2\. **Use cycle detection**: The `ARRAY[...]` path check can be expensive for deep graphs. Use PostgreSQL 14+'s `CYCLE` clause:
WITH RECURSIVE org_chart AS (
SELECT id, label, 0 AS depth
FROM nodes WHERE id = 1
UNION ALL
SELECT n.id, n.label, oc.depth + 1
FROM nodes n
JOIN edges e ON e.target_id = n.id AND e.edge_type = 'manages'
JOIN org_chart oc ON oc.id = e.source_id
)
CYCLE id SET is_cycle USING path
SELECT * FROM org_chart;
The `CYCLE` clause is more efficient than manual `ARRAY` checks because it uses efficient internal data structures.
3\. **Create indexes**: The source and target columns must be indexed for good join performance.
SQL Graphs vs Dedicated Graph Databases
| Capability | PostgreSQL (Recursive CTEs) | Neo4j (Cypher) | |------------|-----------------------------|-----------------| | Query syntax | WITH RECURSIVE + JOINs | MATCH (n)-[r]->(m) | | Path expressions | Manual construction | Built-in | | Variable-length paths | Recursive CTE depth | [r*1..5] syntax | | Graph algorithms | Custom SQL | Built-in (PageRank, etc.) | | Performance | Table scans, JOINs | Index-free adjacency | | Horizontal scaling | Read replicas, Citus | Native sharding |
When to Use Recursive CTEs
Recursive CTEs are the right tool when:
* The graph is a tree or near-tree hierarchy (org charts, category trees, bill of materials).

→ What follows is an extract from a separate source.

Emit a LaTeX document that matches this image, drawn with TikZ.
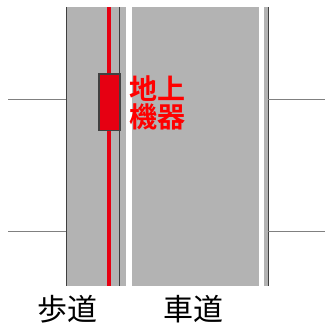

* The maximum depth is bounded (typically under 20 levels).
* You already use PostgreSQL and do not want to introduce a separate graph database.
* Graph traversal is a small fraction of overall query volume.
Consider a dedicated graph database when:
* You need unbounded, many-to-many graph traversal at scale.
* Graph algorithms (shortest path, centrality, PageRank) are the core of your application.
* Path queries traverse millions of nodes and edges.
* You need property graph features (labels on both nodes and edges) as a primary data model.
Recursive CTEs prove that SQL can handle graph queries. For bounded-depth hierarchies, they perform well and keep your architecture simple. When your graph queries become the dominant workload, it is time to evaluate a dedicated graph database.